墓穴の底部は東南が高く、北部が低く、平坦ではない。埋葬する際は先ず、厚さ40-60cmの青い糊状の泥を敷いて、底部を平らにした。泥の上には棺が47基置かれていた。棺の底部には一般に筵(むしろ)を敷いていた。筵の上にはさらに棺を縛る竹縄の跡が非常にはっきりと残っていた。棺は何層も筵で包み、埋葬後にさらに青い糊状の泥で墓や棺を覆う。その後、厚さ約10cmの黄土で棺と墓の底を覆い、打ち固めて火葬した。

 

狩猟文様の錦

 

墓穴内の土埋めは北から南へと徐々に打ち固められ、4層に分かれており、層によっていずれも土の色は異なる。各層の間は大きな石で隔てられていた。墓の入り口まで土を埋めると、広い範囲にわたって封土する。棺は主に東西の方向に分布しており、ぎっしりと並び、大きさはほぼ同じで、大半が完全な形で残っていた。棺はいずれも上下が半円形の構造で、原木を半分に切り開き、斧や鑿(のみ)でえぐって作られた。棺の大多数は東西、いくつかが南北に向いていた。
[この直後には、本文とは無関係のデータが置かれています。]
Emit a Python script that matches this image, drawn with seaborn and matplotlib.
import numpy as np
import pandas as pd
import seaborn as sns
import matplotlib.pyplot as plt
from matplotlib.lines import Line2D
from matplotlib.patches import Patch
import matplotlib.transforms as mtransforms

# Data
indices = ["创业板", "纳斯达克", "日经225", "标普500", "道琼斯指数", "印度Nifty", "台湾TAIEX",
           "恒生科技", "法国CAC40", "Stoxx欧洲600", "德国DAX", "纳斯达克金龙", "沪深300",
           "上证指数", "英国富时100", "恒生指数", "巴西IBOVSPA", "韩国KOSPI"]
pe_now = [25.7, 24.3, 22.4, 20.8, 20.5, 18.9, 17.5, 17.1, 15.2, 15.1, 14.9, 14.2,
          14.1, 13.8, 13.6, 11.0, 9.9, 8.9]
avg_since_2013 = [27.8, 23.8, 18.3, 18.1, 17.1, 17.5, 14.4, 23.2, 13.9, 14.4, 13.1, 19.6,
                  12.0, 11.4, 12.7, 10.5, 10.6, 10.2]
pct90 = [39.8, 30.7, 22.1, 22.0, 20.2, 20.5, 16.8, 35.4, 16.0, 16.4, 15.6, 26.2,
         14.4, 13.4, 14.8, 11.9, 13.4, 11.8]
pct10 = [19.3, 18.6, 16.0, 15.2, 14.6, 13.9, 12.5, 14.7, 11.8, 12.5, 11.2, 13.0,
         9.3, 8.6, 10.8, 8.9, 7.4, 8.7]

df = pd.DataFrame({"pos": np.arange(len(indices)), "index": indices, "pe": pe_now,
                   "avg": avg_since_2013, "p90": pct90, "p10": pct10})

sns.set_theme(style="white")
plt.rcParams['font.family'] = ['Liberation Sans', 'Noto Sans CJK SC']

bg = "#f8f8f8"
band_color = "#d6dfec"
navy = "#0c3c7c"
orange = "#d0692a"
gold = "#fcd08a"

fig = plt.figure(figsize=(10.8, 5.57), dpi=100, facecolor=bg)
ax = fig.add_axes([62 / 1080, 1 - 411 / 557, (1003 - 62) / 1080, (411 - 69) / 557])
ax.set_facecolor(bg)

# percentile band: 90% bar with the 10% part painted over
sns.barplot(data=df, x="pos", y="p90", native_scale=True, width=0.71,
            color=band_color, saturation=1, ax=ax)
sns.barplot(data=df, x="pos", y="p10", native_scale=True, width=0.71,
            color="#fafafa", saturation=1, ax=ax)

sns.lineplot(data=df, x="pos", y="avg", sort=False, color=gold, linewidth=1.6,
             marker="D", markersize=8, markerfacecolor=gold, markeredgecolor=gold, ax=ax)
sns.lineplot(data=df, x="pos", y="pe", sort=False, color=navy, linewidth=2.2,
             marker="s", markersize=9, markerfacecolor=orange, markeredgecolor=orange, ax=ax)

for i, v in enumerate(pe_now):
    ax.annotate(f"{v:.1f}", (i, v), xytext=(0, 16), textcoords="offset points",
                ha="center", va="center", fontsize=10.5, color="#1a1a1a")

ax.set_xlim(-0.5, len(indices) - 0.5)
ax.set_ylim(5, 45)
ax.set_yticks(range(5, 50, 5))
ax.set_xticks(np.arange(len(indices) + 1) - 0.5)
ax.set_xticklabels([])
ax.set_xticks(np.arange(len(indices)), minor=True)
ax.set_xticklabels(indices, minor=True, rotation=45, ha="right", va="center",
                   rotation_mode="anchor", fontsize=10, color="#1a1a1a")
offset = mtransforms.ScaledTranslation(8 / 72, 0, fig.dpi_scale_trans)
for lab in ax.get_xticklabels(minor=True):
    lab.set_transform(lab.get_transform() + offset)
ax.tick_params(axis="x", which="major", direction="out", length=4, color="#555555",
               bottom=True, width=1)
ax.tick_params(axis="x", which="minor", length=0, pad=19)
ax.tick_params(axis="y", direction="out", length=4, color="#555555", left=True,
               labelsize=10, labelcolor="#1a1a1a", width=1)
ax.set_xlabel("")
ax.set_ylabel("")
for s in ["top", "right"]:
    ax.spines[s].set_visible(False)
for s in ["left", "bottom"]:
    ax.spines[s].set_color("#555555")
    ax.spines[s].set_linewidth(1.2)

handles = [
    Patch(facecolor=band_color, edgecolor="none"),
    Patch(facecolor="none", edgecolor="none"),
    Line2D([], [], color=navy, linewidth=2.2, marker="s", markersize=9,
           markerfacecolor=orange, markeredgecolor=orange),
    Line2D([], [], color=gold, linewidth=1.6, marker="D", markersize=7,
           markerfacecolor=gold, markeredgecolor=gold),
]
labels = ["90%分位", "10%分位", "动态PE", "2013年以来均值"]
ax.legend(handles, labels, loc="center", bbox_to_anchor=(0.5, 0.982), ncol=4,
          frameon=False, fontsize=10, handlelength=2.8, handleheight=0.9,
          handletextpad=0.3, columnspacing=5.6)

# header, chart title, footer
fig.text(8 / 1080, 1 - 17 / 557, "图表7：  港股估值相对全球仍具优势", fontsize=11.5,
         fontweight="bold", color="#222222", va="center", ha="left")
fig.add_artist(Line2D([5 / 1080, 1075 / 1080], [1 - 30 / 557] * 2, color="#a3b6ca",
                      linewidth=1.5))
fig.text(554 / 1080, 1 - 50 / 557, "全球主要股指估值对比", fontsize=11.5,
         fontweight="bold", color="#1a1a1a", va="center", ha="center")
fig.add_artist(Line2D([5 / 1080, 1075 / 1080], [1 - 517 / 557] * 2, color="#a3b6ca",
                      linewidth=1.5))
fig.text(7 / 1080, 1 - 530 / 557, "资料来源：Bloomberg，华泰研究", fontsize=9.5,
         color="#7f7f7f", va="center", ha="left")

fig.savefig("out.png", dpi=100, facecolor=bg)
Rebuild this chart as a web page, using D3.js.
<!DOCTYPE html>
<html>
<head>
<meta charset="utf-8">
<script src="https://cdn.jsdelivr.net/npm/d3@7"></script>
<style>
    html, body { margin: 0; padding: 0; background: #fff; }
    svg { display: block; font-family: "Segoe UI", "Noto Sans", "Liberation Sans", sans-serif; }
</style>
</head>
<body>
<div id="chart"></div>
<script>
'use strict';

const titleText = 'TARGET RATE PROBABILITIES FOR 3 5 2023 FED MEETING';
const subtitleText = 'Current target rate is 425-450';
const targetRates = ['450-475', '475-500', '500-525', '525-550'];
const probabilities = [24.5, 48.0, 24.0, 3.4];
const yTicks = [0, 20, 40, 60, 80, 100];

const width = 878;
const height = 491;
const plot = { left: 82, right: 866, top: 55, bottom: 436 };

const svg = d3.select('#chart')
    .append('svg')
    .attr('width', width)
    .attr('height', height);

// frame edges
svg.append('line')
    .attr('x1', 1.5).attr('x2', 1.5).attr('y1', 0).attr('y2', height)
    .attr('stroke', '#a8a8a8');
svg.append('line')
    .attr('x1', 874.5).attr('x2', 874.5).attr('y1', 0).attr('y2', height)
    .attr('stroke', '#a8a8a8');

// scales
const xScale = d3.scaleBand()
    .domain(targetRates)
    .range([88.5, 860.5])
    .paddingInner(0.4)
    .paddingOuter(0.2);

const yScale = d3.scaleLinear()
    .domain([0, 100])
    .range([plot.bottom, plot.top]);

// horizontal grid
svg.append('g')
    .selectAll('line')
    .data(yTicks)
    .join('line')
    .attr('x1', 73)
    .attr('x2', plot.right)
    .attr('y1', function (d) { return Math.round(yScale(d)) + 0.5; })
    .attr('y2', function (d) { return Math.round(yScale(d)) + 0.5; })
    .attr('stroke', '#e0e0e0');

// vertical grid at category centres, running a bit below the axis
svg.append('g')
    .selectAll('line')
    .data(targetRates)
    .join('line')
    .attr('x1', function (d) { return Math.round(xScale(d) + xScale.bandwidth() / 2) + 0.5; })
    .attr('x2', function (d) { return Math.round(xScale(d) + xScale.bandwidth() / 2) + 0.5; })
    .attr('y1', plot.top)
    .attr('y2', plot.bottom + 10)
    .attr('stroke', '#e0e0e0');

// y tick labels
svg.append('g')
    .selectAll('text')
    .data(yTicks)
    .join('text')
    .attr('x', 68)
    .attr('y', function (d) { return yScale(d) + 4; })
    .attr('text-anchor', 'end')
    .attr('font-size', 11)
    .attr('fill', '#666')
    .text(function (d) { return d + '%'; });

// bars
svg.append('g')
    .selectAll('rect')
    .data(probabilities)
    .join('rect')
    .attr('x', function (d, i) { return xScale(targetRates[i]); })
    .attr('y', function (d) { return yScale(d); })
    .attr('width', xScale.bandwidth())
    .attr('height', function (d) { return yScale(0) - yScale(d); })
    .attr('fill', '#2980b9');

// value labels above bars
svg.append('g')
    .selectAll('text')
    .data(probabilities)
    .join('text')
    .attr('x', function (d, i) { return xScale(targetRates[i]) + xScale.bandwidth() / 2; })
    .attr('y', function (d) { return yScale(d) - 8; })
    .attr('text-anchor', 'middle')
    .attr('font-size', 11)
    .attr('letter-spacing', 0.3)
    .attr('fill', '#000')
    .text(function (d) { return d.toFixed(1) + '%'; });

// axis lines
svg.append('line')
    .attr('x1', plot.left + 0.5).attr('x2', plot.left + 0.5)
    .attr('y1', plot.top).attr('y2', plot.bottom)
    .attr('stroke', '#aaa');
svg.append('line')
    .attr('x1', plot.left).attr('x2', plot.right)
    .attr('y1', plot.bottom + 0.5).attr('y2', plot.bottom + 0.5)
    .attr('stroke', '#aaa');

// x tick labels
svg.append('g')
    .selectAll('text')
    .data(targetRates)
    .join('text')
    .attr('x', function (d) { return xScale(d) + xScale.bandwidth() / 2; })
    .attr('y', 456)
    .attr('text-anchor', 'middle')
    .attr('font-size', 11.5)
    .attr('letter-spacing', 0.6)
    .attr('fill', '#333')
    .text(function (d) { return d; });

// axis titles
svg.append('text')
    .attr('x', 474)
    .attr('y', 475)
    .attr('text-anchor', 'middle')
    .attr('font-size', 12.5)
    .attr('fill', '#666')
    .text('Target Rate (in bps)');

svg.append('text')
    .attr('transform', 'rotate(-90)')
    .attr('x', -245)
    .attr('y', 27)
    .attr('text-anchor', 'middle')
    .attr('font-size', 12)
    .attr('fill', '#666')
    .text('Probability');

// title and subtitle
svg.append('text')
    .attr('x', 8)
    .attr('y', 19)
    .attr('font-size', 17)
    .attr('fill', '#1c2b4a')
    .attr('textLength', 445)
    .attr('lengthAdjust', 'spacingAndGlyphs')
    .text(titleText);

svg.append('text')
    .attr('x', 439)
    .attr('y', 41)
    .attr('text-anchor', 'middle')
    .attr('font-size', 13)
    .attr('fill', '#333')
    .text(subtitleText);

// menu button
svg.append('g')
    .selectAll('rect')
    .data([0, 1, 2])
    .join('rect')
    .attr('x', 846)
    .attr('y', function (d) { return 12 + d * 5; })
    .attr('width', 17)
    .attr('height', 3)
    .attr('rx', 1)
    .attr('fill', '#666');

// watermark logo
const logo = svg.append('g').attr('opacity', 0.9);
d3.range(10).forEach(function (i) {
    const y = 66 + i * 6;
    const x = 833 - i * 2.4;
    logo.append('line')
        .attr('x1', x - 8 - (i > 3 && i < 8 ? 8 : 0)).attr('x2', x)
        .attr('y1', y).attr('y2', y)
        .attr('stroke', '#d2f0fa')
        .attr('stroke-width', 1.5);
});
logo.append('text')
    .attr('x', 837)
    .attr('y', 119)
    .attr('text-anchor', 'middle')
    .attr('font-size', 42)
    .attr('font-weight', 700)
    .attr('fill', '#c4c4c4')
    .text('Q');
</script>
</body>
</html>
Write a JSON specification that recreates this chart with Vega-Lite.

頭は東、足を西にし、仰向けになって脚を伸ばしており、いくつかが横向きなって脚を曲げていた。埋葬する際に紡織品の材料または筵で遺体を包み、あるものは衣類を着けていなかった可能性もある。副葬品は死者の脚脇または脚脇の竹かごに置かれ、最も多くて19点、最少で3点。副葬品は小型の青銅製の加工工具や木質の紡織工具、漆の勺など。小数だが原始的な青磁器、青銅鼎、彩色漆の剣も出土した。22基の棺から遺骸が見つかり、いずれも女性で、15-25歳と見られる。

出土品は約650点。竹や木の器が144点、漆器は12点、玉器13点、青銅器30点、原始的な青磁器7点、金器1点、金属器5点、紡織品が300点余り。このほか、遺骨も大量に出土した。

李洲坳墓葬はこれまで発見されたなかで時代は最も古く、棺も最も多く、構造が最も特異で、一つの穴に多くの棺が埋葬された墓である。

考古学的側面から分析すると、李洲坳墓葬の出土品は江西貴溪崖墓から出土した器物とほぼ一致する。湖南地区の越人の墓の副葬品とも似ており、南方の越人集団が持っていた特殊な文化を反映している。同時に、墓の構造や漆器の一部の特徴から分析すると、早期の楚文化の要素を備えている。李洲坳墓葬が示しているのは底の深い越文化の要素、一部で越文化の風格の影響を受けた新しい形の青銅文化を備えていることである。また、春秋時代に江西の西北部で高度な青銅文明を持った大規模な政治集団が存在していた可能性をも示している。

墓内から出土した年代的特徴が鮮明な原始的な青磁器、越式の青銅鼎を、江西やその周辺地域で出土した春秋戦国時代の同類の器物と相互に比較すると、李洲坳墓葬の年代は春秋の中・晩期、今から約2500年前ではないかとほぼ推断できる。